AASHTO Provides Perspective on Return of Congressional Earmarkseditor@aashto.org March 19, 2021 0 COMMENTS
The American Association of State Highway and Transportation Officials provided policy perspectives in a March 18 letter to the leadership of the House of Representatives Transportation & Infrastructure and Appropriations committees on the move to restore earmarks to surface transportation reauthorization and annual funding bills.
AASHTO sent its letter to Rep. Peter DeFazio, D-Ore., and Rep. Sam Graves, R-Mo. – the respective chair and ranking member of the House T&I committee – plus Rep. Rosa DeLauro, D-Conn., and Rep. Kay Granger, R-Texas, the respective chair and ranking member of the House Committee on Appropriations.
In that letter, AASHTO expressed appreciation for their leadership in attaining fiscal support for transportation. That support included supplemental appropriations for transportation from the general fund, a one-year extension of the Fixing America’s Surface Transportation or FAST Act that incorporated an additional $13.6 billion transfer to the Highway Trust Fund transfer in September 2020, plus $10 billion in direct aid to state departments of transportation for COVID-19 relief in December 2020.

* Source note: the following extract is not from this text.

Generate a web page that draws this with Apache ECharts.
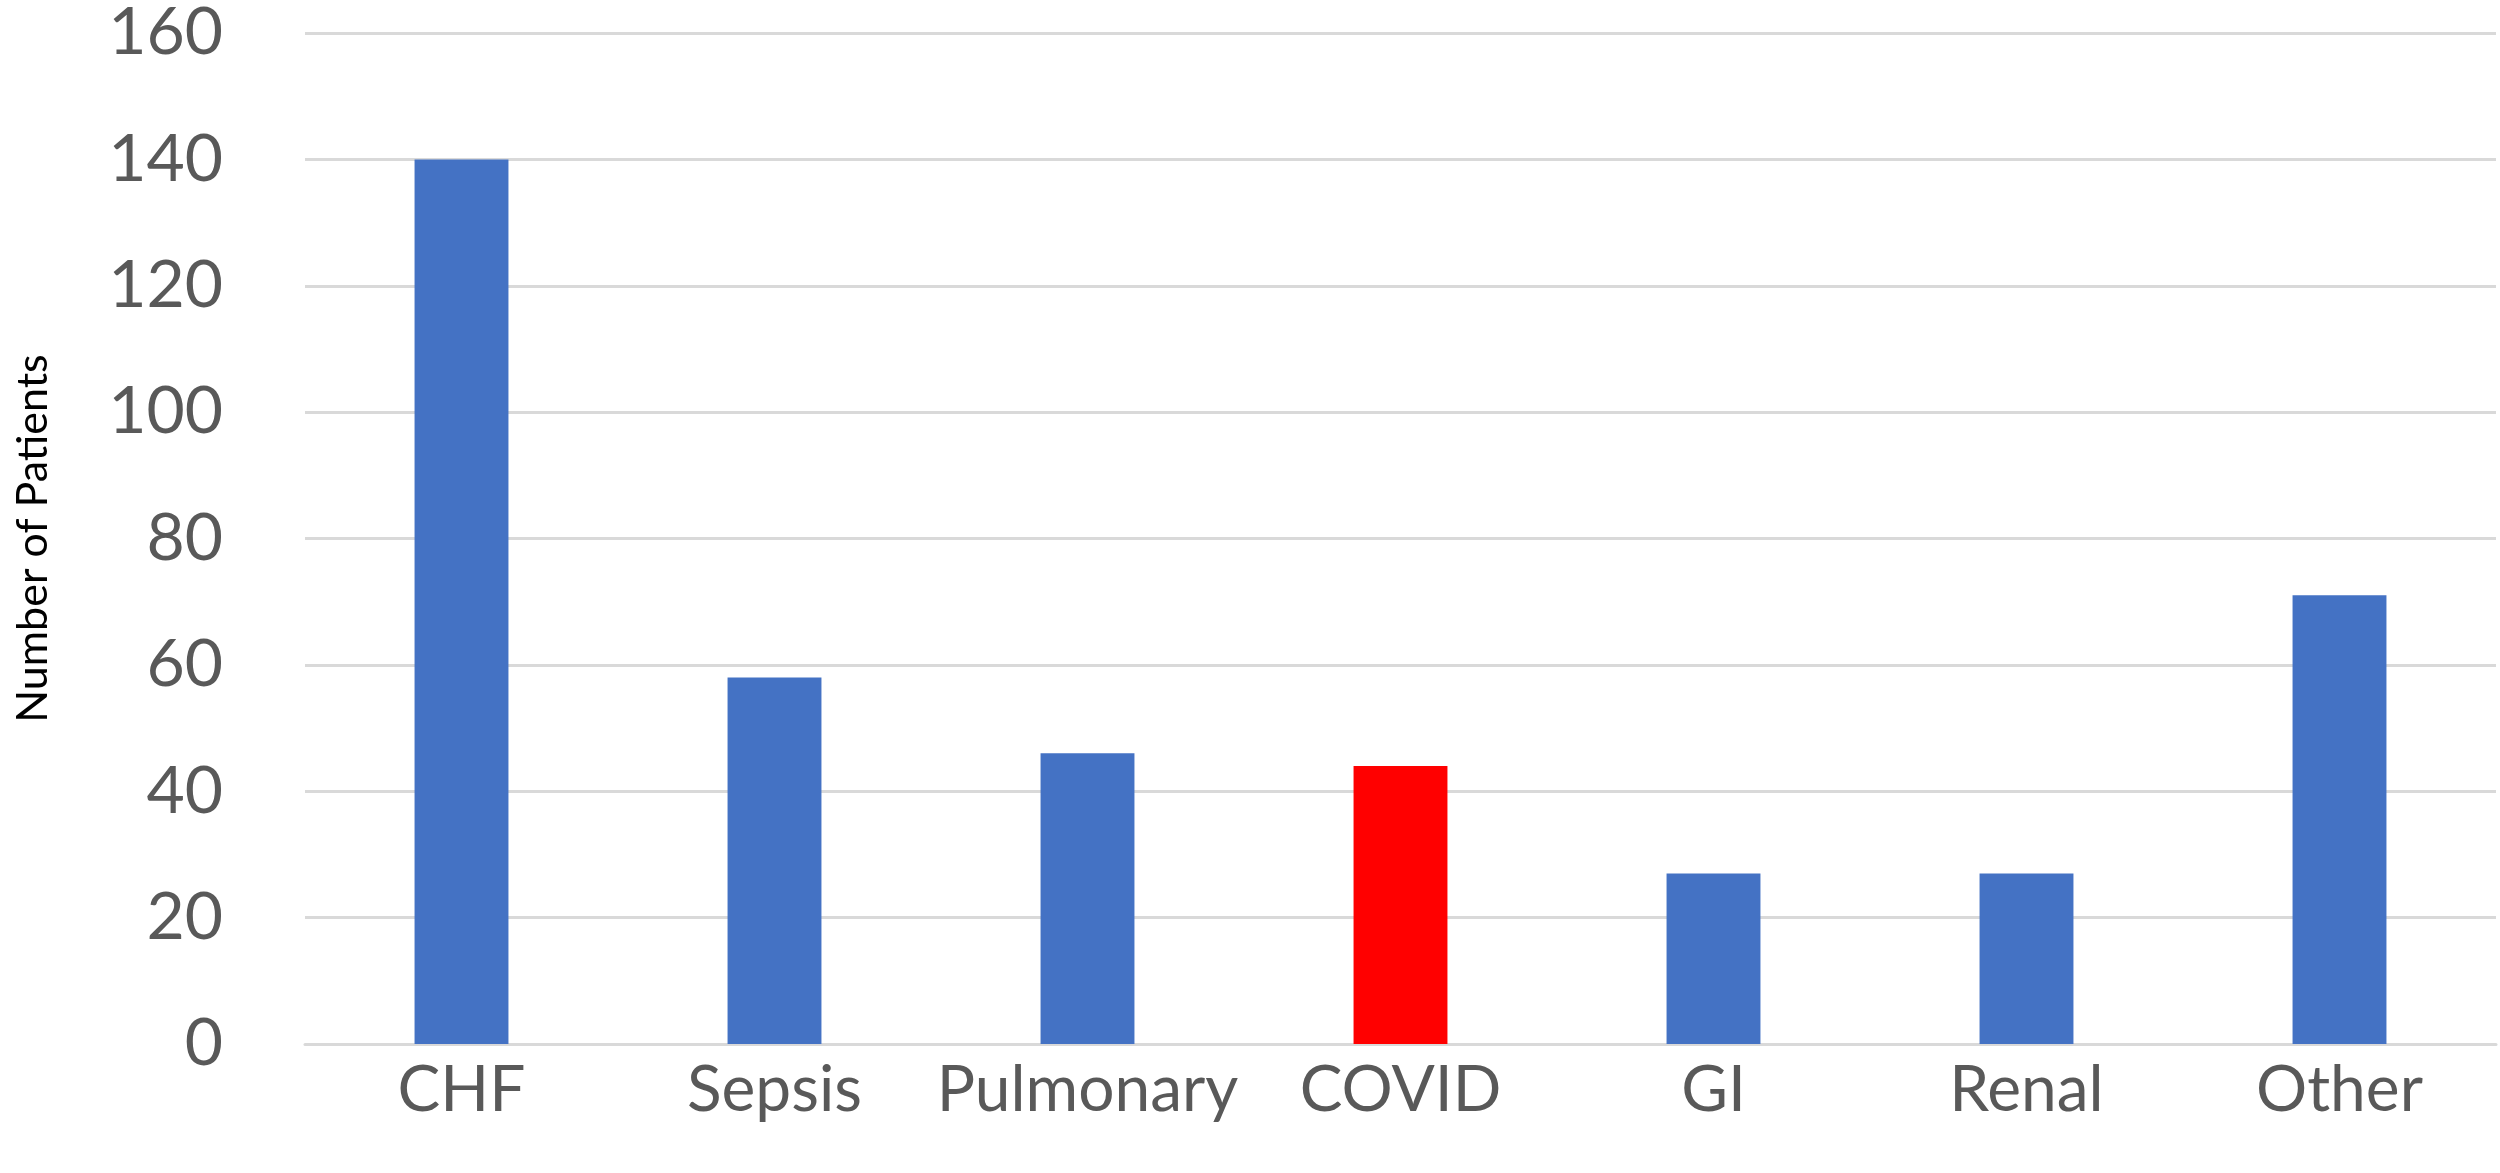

In regards to earmarks, Jim Tymon, AASHTO’s executive director, noted that the organization’s members “are fully committed to partnering with members of Congress to identify appropriate projects for Congressional designation by encouraging all of our members to reach out to their Congressional delegations to work together on this process.”
The letter also noted that AASHTO “commend[s] the reforms and guidelines set forth in your approaches to the return of Congressionally-directed funding” by including new parameters in the earmarking process, such as making sure Congressionally directed projects are included in the statewide transportation improvement program and ensuring earmarked projects have full funding identified by project sponsors for completion.
However, AASHTO also noted that Congressional earmarking of highway funding that is distributed to state DOTs by formula may undercut the state and local prioritization and public input process for the selection of transportation projects.
The letter further recommends that “transportation earmarks should be provided outside of the Federal-aid highway program funds currently guaranteed to states via the formula program” as “Congressionally-directed project funding that comes from within the state’s federal share jeopardizes the ability of state DOTs to program and obligate Federal-aid formula dollars for well-established state and local priorities.”
Lastly, AASHTO notes there are “well-documented instances” of Congressionally-designated transportation project funding that remained “unobligated for years” because projects were not ready for federal investment.
“For this reason, we laud Congress for establishing an annual process since fiscal year 2016 for state DOTs to repurpose unobligated earmarks that could not be used as originally intended, thereby allowing these unobligated funds to be put to work,” the organization said.
“However, in order to avoid federal transportation funds from sitting unused for multiple years, Congress should establish a reasonable obligation timeframe for any earmarked funds,” it noted.